Belgian beer added to global culture list

  | James Innes

Belgian beer has joined illustrious company after UNESCO, the United Nation’s heritage body, accepted an application for the country’s brewing and drinking to be added to their intangible cultural heritage list. This puts it on a par with French gastronomy, the Argentinian tango, the Mediterranean diet and the Cuban rumba as symbols of identity recognised by UNESCO as unique to a country or region.

The list was created by the UN in 2008 to recognise traditional events, rituals and social practices. To be considered, a tradition should be passed down through generations, and give those involved a sense of identity. Inclusion on the list confers on a state the obligation to safeguard the tradition.

Belgium is home to nearly 200 breweries, producing 1,500 different beers which range from brown ales to golden lagers, and the strong Trappist brews associated with the monasteries. Many national dishes also contain beer and the country has some 30 different brewing museums. Belgian brewing dates back to medieval monks and is widely celebrated in paintings by Peter Breughel and in popular songs. Previously only name to a local audience, Belgian beers have become well-known exports, and names such as Duvel, Hoegaarden, Leffe and Chimay can now be found on supermarket shelves throughout the world.

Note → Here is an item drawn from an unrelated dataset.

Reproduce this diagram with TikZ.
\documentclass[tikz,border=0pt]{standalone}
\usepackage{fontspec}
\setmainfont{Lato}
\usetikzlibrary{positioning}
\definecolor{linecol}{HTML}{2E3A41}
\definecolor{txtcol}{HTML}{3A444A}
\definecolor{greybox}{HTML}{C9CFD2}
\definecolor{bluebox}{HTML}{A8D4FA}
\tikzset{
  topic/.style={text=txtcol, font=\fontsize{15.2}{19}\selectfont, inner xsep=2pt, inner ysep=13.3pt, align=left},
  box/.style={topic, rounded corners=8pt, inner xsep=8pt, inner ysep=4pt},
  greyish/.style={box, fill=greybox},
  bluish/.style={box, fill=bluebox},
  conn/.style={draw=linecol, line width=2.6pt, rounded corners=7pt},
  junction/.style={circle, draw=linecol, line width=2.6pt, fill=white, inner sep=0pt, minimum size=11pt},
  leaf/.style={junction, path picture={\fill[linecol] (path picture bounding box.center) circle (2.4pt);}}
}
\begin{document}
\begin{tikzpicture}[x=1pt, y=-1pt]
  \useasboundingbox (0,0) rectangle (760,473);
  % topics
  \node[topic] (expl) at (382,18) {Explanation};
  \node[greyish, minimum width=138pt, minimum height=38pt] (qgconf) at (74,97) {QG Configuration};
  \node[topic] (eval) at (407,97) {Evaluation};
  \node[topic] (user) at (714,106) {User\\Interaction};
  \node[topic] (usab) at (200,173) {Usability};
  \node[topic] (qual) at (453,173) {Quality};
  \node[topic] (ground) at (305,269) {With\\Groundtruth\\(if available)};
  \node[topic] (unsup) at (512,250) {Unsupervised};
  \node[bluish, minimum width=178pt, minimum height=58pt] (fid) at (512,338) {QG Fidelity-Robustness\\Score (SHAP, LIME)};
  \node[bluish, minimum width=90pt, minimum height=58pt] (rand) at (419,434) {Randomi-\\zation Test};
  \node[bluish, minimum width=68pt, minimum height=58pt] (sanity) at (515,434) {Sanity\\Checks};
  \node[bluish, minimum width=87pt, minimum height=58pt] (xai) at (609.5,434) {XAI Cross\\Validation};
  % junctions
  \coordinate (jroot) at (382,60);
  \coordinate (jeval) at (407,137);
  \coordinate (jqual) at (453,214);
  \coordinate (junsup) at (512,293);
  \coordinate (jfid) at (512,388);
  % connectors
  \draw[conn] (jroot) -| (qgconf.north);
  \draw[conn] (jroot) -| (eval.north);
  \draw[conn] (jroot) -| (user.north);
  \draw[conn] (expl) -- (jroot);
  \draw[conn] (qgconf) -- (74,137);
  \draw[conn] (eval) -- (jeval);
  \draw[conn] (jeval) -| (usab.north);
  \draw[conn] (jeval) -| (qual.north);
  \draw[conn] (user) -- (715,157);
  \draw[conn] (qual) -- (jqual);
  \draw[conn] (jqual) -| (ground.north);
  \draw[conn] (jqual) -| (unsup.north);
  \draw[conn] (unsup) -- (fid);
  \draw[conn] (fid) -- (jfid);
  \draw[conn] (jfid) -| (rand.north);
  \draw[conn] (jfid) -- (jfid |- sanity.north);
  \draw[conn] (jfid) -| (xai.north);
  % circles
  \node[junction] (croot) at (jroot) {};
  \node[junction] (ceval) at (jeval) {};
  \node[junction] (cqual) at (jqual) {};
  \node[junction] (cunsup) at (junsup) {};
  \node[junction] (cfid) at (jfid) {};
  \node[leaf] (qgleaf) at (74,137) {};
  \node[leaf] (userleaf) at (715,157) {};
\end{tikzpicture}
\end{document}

Beer represents a rare unifying force in  a country of 11 million people which is often bitterly divided on linguistic and cultural lines between Flemish and French-speakers (although it was the minority German speaking population that made the original application to UNESCO).

Sven Gatz, the former head of the Belgian Brewers Foundation and now culture minister for the northern region of Flanders, compared the recognition by UNESCO to winning the World Cup. “We love our beer and appreciate the endless diversity within it, something that can’t be equalled anywhere else in the world. In Belgium, beer doesn’t have to give way to wine or other drinks in terms of quantity and diversity”.

Meanwhile, Brussels regional leader Rudi Vervoort said that beer “has been part of our society since time immemorial”.